I’m not sure why, but this group seems to have fun discussing/debating grammar and punctuation and that sort of thing (and knows a lot about it, too). So I thought today I’d drag out that small connecting thingy better known as the hyphen.
In my experience, people are more likely to not use it when they should, than they are to use it when they shouldn’t. And it’s one of those things that I see often enough, even from professional writers, that I thought it worth a quick refresher for everyone.
Why is the hyphen important? What difference does it make?
Let’s throw out a few examples and play with them:
Are you a short story writer? Or a short-story writer?
Would you rather do business with a pickled herring monger or a pickled-herring monger?
In the first example, the ‘short story writer’ is a writer who is short in stature, while the ‘short-story writer’ is some one who writes stories that are short. We don’t know how tall the second writer is, but we know his stories are short.
In the second example, the ‘pickled herring monger’ is a drunk who sells herrings, whereas the ‘pickled-herring monger’ is a person who sells herrings that have been soaked in brine (or whatever the official process for pickling fish is).

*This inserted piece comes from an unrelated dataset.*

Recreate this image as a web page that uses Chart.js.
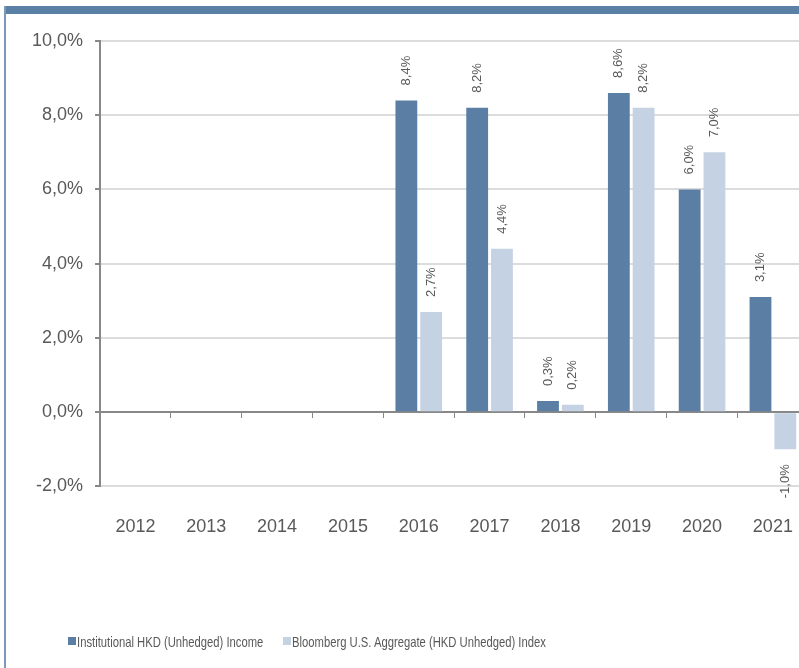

It’s all about clarity, and yes, I’m going to beat that dead horse again. I’m the official MW beater of cadaverous equines when it comes to clarity in prose (that would make me the ‘dead-horse beater,’ not the ‘dead horse-beater’ (unless of course I continue to beat up on the poor horse even after my own untimely demise)).

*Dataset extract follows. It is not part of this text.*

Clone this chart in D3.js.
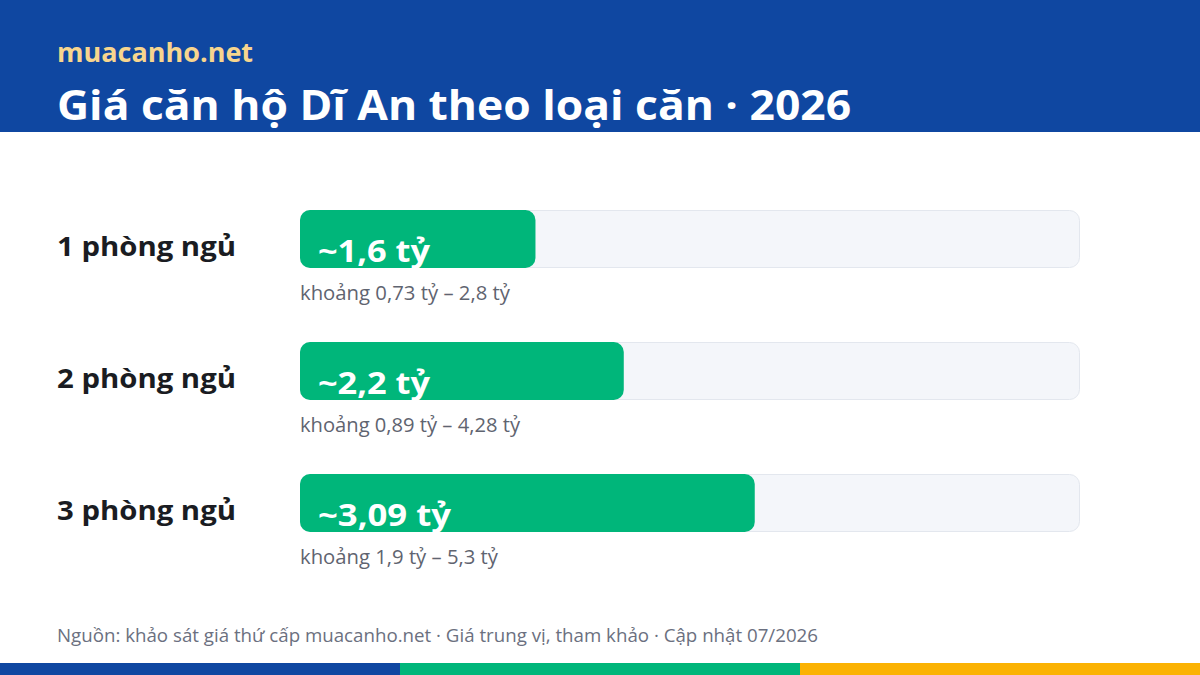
<!DOCTYPE html>
<html><head><meta charset="utf-8">
<script src="https://cdn.jsdelivr.net/npm/d3@7"></script>
<style>html,body{margin:0;padding:0;background:#fff;}svg{display:block;font-family:"Open Sans",sans-serif;}</style>
</head><body>
<svg id="c" width="1200" height="675"></svg>
<script>
const categories = ["1 phòng ngủ", "2 phòng ngủ", "3 phòng ngủ"];
const medianValues = [1.6, 2.2, 3.09];
const medianLabels = ["~1,6 tỷ", "~2,2 tỷ", "~3,09 tỷ"];
const rangeLabels = ["khoảng 0,73 tỷ – 2,8 tỷ", "khoảng 0,89 tỷ – 4,28 tỷ", "khoảng 1,9 tỷ – 5,3 tỷ"];
const rangeHigh = [2.8, 4.28, 5.3];
const brand = "muacanho.net";
const title = "Giá căn hộ Dĩ An theo loại căn · 2026";
const footer = "Nguồn: khảo sát giá thứ cấp muacanho.net · Giá trung vị, tham khảo · Cập nhật 07/2026";
const stripColors = ["#0f47a1", "#00b67a", "#fbb203"];

const svg = d3.select("#c");
const W = 1200, H = 675;

// fit text to the measured extent of the reference (wider face than available fonts)
function fit(sel, w) {
  sel.each(function(){ const n=this; const cur=n.getComputedTextLength(); if (w && Math.abs(cur-w)>1) { n.setAttribute("textLength", w); n.setAttribute("lengthAdjust","spacingAndGlyphs"); } });
}

svg.append("rect").attr("x",0).attr("y",0).attr("width",W).attr("height",132).attr("fill","#0f47a1");
svg.append("text").attr("x",57).attr("y",62).attr("fill","#f7d58e").attr("font-size",27).attr("font-weight",700).text(brand).call(fit,197);
svg.append("text").attr("x",57).attr("y",120).attr("fill","#fff").attr("font-size",42).attr("font-weight",700).text(title).call(fit,794);

const x = d3.scaleLinear().domain([0, d3.max(rangeHigh)]).range([300, 1080]);
const y = d3.scaleBand().domain(categories).range([210, 606]).paddingInner(0);
const barH = 58;

const labelW = [179, 179, 179];
const valW = [112, 112, 133];
const rangeW = [210, 220, 198];

const rows = svg.selectAll("g.row").data(categories).join("g").attr("class","row")
  .attr("transform", d => `translate(0,${y(d)})`);

rows.append("rect").attr("x", x(0)+0.5).attr("y",0.5).attr("width", x.range()[1]-x(0)-1).attr("height",barH-1)
  .attr("rx",10).attr("fill","#f4f6fa").attr("stroke","#e3e7ee");
rows.append("rect").attr("x", x(0)).attr("y",0).attr("width",(d,i)=>x(medianValues[i])-x(0)).attr("height",barH)
  .attr("rx",10).attr("fill","#00b67a");
rows.append("text").attr("x", x(0)+18).attr("y",52).attr("fill","#fff").attr("font-size",31).attr("font-weight",700)
  .text((d,i)=>medianLabels[i]).each(function(d,i){ d3.select(this).call(fit, valW[i]); });
rows.append("text").attr("x",57).attr("y",46).attr("fill","#1a1c22").attr("font-size",27).attr("font-weight",700).text(d=>d)
  .each(function(d,i){ d3.select(this).call(fit, labelW[i]); });
rows.append("text").attr("x", x(0)).attr("y",90).attr("fill","#5f6470").attr("font-size",19.5).text((d,i)=>rangeLabels[i])
  .each(function(d,i){ d3.select(this).call(fit, rangeW[i]); });

svg.append("text").attr("x",57).attr("y",642).attr("fill","#6b7080").attr("font-size",18.5).text(footer).call(fit,761);

const sx = d3.scaleBand().domain(d3.range(stripColors.length)).range([0,W]);
svg.selectAll("rect.strip").data(stripColors).join("rect").attr("class","strip")
  .attr("x",(d,i)=>sx(i)).attr("y",663).attr("width",sx.bandwidth()).attr("height",12).attr("fill",d=>d);
</script>
</body></html>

So is there a rule of thumb you can use to know when to use the hyphen and when to leave it by the side of the road? Is there a test you can apply to know when the hyphen belongs in the phrase and when it’s just mucking things up?
I’m so glad you asked. (Well, I’m going to assume you asked and tell you anyway. If you really don’t care, this is your chance to run away.)

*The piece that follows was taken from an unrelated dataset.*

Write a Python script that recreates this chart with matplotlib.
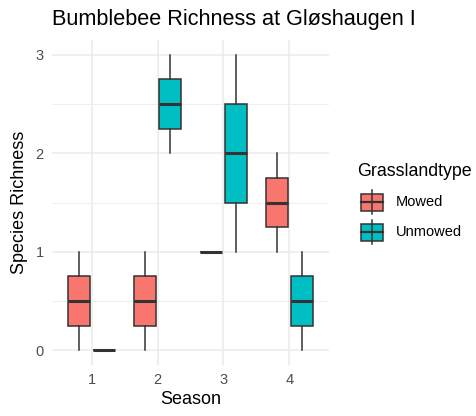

(I really shouldn’t write these late at night when I’m punchy…)
Anyway… Take the third word of the phrase in question – short story writer; pickled herring monger; etc. – temporarily move it to the front of the phrase, and then see if you need to add just the word “of” for the phrase make sense. If the only thing you need is the word “of,” then you need the hyphen. In other words, if you’re talking about a ‘writer of short stories,’ you want to say ‘short-story writer.’ If you’re talking about ‘monger of pickled herrings,’ you want to say ‘pickled-herring monger.’ Etc. etc. etc.
On the other hand, if you really are talking about a ‘writer of stories who is short,’ then you need more than just the word “of” for the phrase to make sense. You can’t say, “Joe was a writer of stories short.” That makes no sense.
The bottom line is: if you can rearrange the phrase using just the word “of,” you need to use the hyphen. If it takes any more than that for the phrase to make sense, then no hyphen.